More from USA Carry:
That concern was not FPC’s alone. Judge Agee, sitting on the Fourth Circuit panel, agreed with the majority on some points but split off on the parks, forests, transit, demonstrations, amusement, and alcohol bans. He wrote that the majority grossly misread Bruen by pinning its analysis on a smattering of mid-to-late 1800s laws instead of the understanding of the right at the Founding in 1791. On the half-million-plus acres of Maryland state forest where the state still allows regulated hunting, Agee called the idea that the Founders would treat that wilderness as a gun-free “sensitive place” what it is, which is hard to take seriously.
The petition argues the right history points the other way. From the colonial era through the Founding, there was a tradition of permitting and sometimes requiring people to carry firearms in crowded places of public assembly, including a 1770 Georgia law that required men to carry guns to places of public worship. The narrow historical exception was for genuinely secured places, the kind with armed guards and magnetometers, like a courthouse. Not for everywhere a person might want to grab a meal or walk through a park.
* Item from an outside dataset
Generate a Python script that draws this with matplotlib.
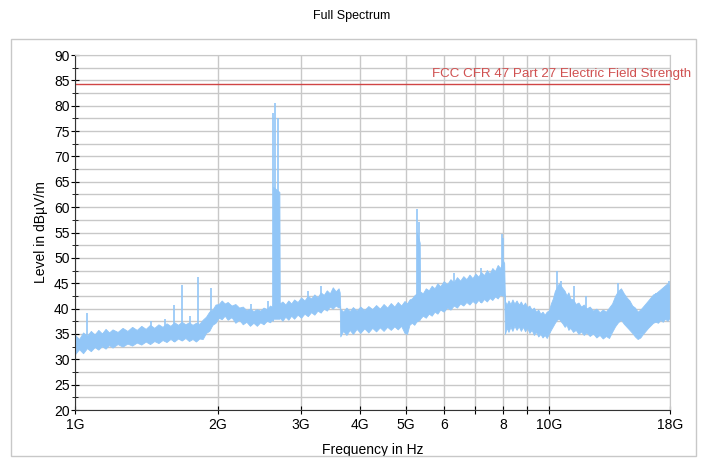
import numpy as np
import matplotlib.pyplot as plt
from matplotlib.patches import Rectangle

plt.rcParams['font.family'] = ['Liberation Sans', 'DejaVu Sans']

# spectrum envelope (GHz, dBuV/m)
freq = [1.00, 1.02, 1.04, 1.06, 1.08, 1.10, 1.12, 1.14, 1.16, 1.18, 1.20, 1.23,
        1.26, 1.29, 1.32, 1.35, 1.38, 1.41, 1.44, 1.47, 1.50, 1.53, 1.56, 1.59,
        1.62, 1.65, 1.68, 1.71, 1.74, 1.77, 1.80, 1.83, 1.86, 1.89, 1.92, 1.95,
        1.98, 2.01, 2.04, 2.07, 2.10, 2.14, 2.18, 2.22, 2.26, 2.30, 2.34, 2.38,
        2.42, 2.46, 2.50, 2.54, 2.58, 2.61, 2.615, 2.62, 2.70, 2.705, 2.74, 2.78,
        2.82, 2.86, 2.90, 2.95, 3.00, 3.05, 3.10, 3.15, 3.20, 3.25, 3.30, 3.35,
        3.40, 3.45, 3.50, 3.55, 3.60, 3.62, 3.63, 3.68, 3.74, 3.80, 3.86, 3.93,
        4.00, 4.08, 4.16, 4.24, 4.32, 4.40, 4.48, 4.56, 4.64, 4.72, 4.80, 4.88,
        4.96, 5.02, 5.08, 5.14, 5.20, 5.26, 5.27, 5.34, 5.35, 5.42, 5.50, 5.58,
        5.66, 5.74, 5.82, 5.90, 6.00, 6.10, 6.20, 6.30, 6.40, 6.50, 6.60, 6.70,
        6.80, 6.90, 7.00, 7.10, 7.20, 7.30, 7.40, 7.50, 7.60, 7.70, 7.80, 7.90,
        8.00, 8.05, 8.08, 8.15, 8.22, 8.30, 8.38, 8.46, 8.55, 8.64, 8.73, 8.82,
        8.91, 9.00, 9.10, 9.20, 9.30, 9.40, 9.50, 9.60, 9.70, 9.80, 9.90, 10.0,
        10.1, 10.2, 10.3, 10.4, 10.5, 10.6, 10.7, 10.8, 10.9, 11.0, 11.1, 11.25,
        11.4, 11.55, 11.7, 11.85, 12.0, 12.2, 12.4, 12.6, 12.8, 13.0, 13.2, 13.4,
        13.6, 13.8, 14.0, 14.2, 14.4, 14.6, 14.8, 15.0, 15.2, 15.4, 15.6, 15.8,
        16.0, 16.2, 16.4, 16.6, 16.8, 17.0, 17.2, 17.4, 17.6, 17.8, 18.0]
level_lo = [31.0, 32.0, 31.2, 32.2, 31.6, 32.4, 31.9, 32.6, 32.1, 32.8, 32.3, 33.0,
            32.5, 33.1, 32.7, 33.3, 32.9, 33.5, 33.0, 33.6, 33.2, 33.8, 33.4, 34.0,
            33.5, 34.1, 33.7, 34.2, 33.6, 34.0, 33.5, 34.1, 34.0, 35.2, 35.6, 36.8,
            37.2, 38.2, 37.9, 38.6, 37.8, 38.3, 37.2, 37.8, 36.9, 37.4, 36.6, 37.2,
            36.6, 37.3, 36.9, 37.6, 37.3, 37.9, 37.6, 38.0, 38.0, 38.2, 37.6, 38.4,
            37.8, 38.6, 38.0, 38.8, 38.2, 39.0, 38.5, 39.3, 38.8, 39.6, 39.2, 40.0,
            39.6, 40.4, 40.0, 40.6, 40.2, 40.5, 34.5, 35.6, 34.8, 35.8, 35.0, 36.0,
            35.2, 36.1, 35.3, 36.2, 35.5, 36.3, 35.6, 36.4, 35.8, 36.5, 35.9, 36.6,
            35.2, 35.0, 36.8, 37.2, 36.8, 37.5, 37.5, 37.8, 38.0, 38.6, 38.2, 39.0,
            38.6, 39.4, 39.0, 39.8, 39.4, 40.2, 39.8, 40.6, 40.2, 41.0, 40.6, 41.3,
            40.8, 41.5, 41.0, 41.7, 41.2, 41.9, 41.4, 42.1, 41.7, 42.4, 42.0, 42.8,
            42.5, 43.0, 35.0, 36.2, 35.4, 36.4, 35.6, 36.6, 35.8, 36.5, 35.6, 36.4,
            35.5, 36.2, 35.2, 35.8, 34.8, 35.4, 34.5, 35.0, 34.3, 34.8, 34.2, 35.0,
            35.8, 36.5, 37.2, 37.8, 38.0, 37.5, 37.0, 36.4, 36.8, 35.8, 36.2, 35.4,
            35.8, 35.0, 35.5, 34.8, 35.3, 34.6, 35.1, 34.3, 34.8, 34.1, 34.6, 34.2,
            35.4, 36.5, 37.3, 37.8, 37.0, 36.4, 35.8, 35.2, 34.5, 34.0, 34.3, 35.0,
            35.6, 36.2, 36.7, 37.2, 37.4, 37.2, 37.8, 37.4, 38.0, 37.6, 38.2]
level_hi = [34.8, 34.0, 35.3, 34.6, 35.6, 34.9, 35.8, 35.1, 36.0, 35.3, 35.9, 35.4,
            36.2, 35.6, 36.4, 35.8, 36.6, 36.0, 36.8, 36.2, 36.9, 36.4, 37.1, 36.6,
            37.3, 36.8, 37.4, 36.9, 37.3, 36.8, 37.2, 37.0, 37.8, 38.4, 39.4, 39.8,
            40.8, 40.9, 41.6, 41.0, 41.3, 40.6, 40.9, 40.2, 40.4, 39.7, 40.0, 39.5,
            39.9, 39.6, 40.2, 39.9, 40.6, 40.3, 41.0, 64.0, 63.0, 41.0, 41.4, 40.8,
            41.6, 41.0, 41.8, 41.3, 42.2, 41.6, 42.5, 42.0, 42.8, 42.2, 43.2, 42.7,
            43.6, 43.0, 44.2, 43.4, 44.0, 43.2, 40.0, 39.4, 40.2, 39.5, 40.3, 39.6,
            40.4, 39.7, 40.5, 39.9, 40.7, 40.0, 40.9, 40.2, 41.1, 40.4, 41.3, 40.6,
            41.5, 41.0, 41.8, 42.0, 42.6, 43.0, 55.0, 53.0, 43.4, 43.0, 44.0, 43.6,
            44.5, 44.0, 45.0, 44.4, 45.4, 44.8, 45.8, 45.2, 46.2, 45.5, 46.4, 45.8,
            46.7, 46.0, 46.9, 46.3, 47.2, 46.6, 47.6, 46.9, 48.0, 47.4, 48.6, 48.0,
            49.5, 49.0, 41.5, 40.8, 41.6, 40.9, 41.8, 41.0, 41.6, 40.8, 41.4, 40.6,
            41.2, 40.3, 40.6, 39.8, 40.2, 39.4, 39.8, 39.0, 39.4, 38.8, 39.4, 39.6,
            41.0, 42.0, 43.5, 44.2, 45.0, 44.5, 44.0, 43.5, 42.6, 43.2, 42.0, 41.8,
            40.9, 41.2, 40.4, 40.8, 40.0, 40.4, 39.6, 40.0, 39.3, 39.8, 39.4, 40.2,
            41.0, 42.5, 43.5, 44.0, 43.0, 42.2, 41.6, 40.6, 40.2, 39.4, 39.8, 40.4,
            41.0, 41.6, 42.2, 42.8, 43.0, 43.4, 43.8, 44.2, 44.6, 45.0, 44.5]

# narrow spikes (GHz, peak level)
spike_freq = [1.06, 1.45, 1.55, 1.62, 1.68, 1.75, 1.82, 1.94, 2.35, 2.55, 2.62, 2.64,
              2.68, 3.10, 3.30, 5.28, 5.33, 6.30, 7.20, 7.98, 8.00, 10.4, 10.6, 11.3,
              12.0, 14.0, 16.8, 17.9]
spike_top = [39.1, 37.5, 38.0, 40.7, 44.6, 38.5, 46.2, 44.0, 41.0, 41.5, 78.5, 80.5,
             77.5, 43.5, 44.5, 59.7, 57.0, 47.0, 48.0, 54.8, 54.0, 47.4, 45.5, 44.5,
             42.5, 45.0, 43.0, 45.5]

limit_level = 84.3
limit_label = "FCC CFR 47 Part 27 Electric Field Strength"

x_ticks = [1, 2, 3, 4, 5, 6, 7, 8, 9, 10, 18]
x_labels = ["1G", "2G", "3G", "4G", "5G", "6", "", "8", "", "10G", "18G"]

fig = plt.figure(figsize=(7.03, 4.61), dpi=100)
fig.patches.append(Rectangle((0.015, 0.01), 0.975, 0.905, transform=fig.transFigure,
                             fill=False, edgecolor="#c8c8c8", linewidth=1))
ax = fig.add_axes([0.1067, 0.1106, 0.846, 0.770])

blue = "#92c6f7"
ax.fill_between(freq, level_lo, level_hi, color=blue, linewidth=0.6, edgecolor=blue)
spike_base = np.interp(spike_freq, freq, level_lo)
ax.vlines(spike_freq, spike_base, spike_top, color=blue, linewidth=1.2)

ax.axhline(limit_level, color="#d04545", linewidth=1)
ax.text(5.66, limit_level + 0.8, limit_label, color="#d05050", fontsize=9.6, ha="left",
        va="bottom", clip_on=False)

ax.set_xscale("log")
ax.set_xlim(1, 18)
ax.set_ylim(20, 90)
ax.set_xticks(x_ticks)
ax.set_xticklabels(x_labels, fontsize=10)
ax.xaxis.set_minor_locator(plt.NullLocator())
ax.set_yticks(np.arange(20, 91, 5))
ax.set_yticks(np.arange(22.5, 90, 5), minor=True)
ax.tick_params(axis="y", labelsize=10, direction="inout", length=6, pad=1)
ax.tick_params(axis="y", which="minor", direction="inout", length=5)
ax.tick_params(axis="x", direction="inout", length=6, pad=3)
ax.grid(True, which="both", axis="y", color="#c8c8c8", linewidth=1)
ax.grid(True, which="major", axis="x", color="#c8c8c8", linewidth=1)
ax.set_axisbelow(True)
for s in ["top", "right"]:
    ax.spines[s].set_color("#c8c8c8")
ax.spines["left"].set_color("#333333")
ax.spines["bottom"].set_color("#333333")

ax.set_ylabel("Level in dBµV/m", fontsize=10, labelpad=4)
ax.set_xlabel("Frequency in Hz", fontsize=10, labelpad=8)
fig.text(0.5, 0.965, "Full Spectrum", ha="center", va="center", fontsize=9)

fig.savefig("out.png", dpi=100)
FPC President Brandon Combs framed the stakes plainly:
“When the Supreme Court held that states must issue carry licenses, Maryland simply banned carry everywhere people actually go instead. Same result, different method,” he said. “That’s not following the law, that’s open defiance of the Supreme Court, and we’re going to make them answer for it. We will end these carry bans in Maryland and throughout the United States.”
This one matters well beyond Maryland. The courts of appeals are split on how to handle these post-Bruen “sensitive place” laws, and a ruling here would set the rule for the whole country. Maryland filed its own petition in April defending its position, so both sides are now at the Supreme Court’s door.
The government’s response is due about a month after the petition is docketed. I will keep tracking this one as it moves, because how the justices handle it will shape carry rights far past state lines.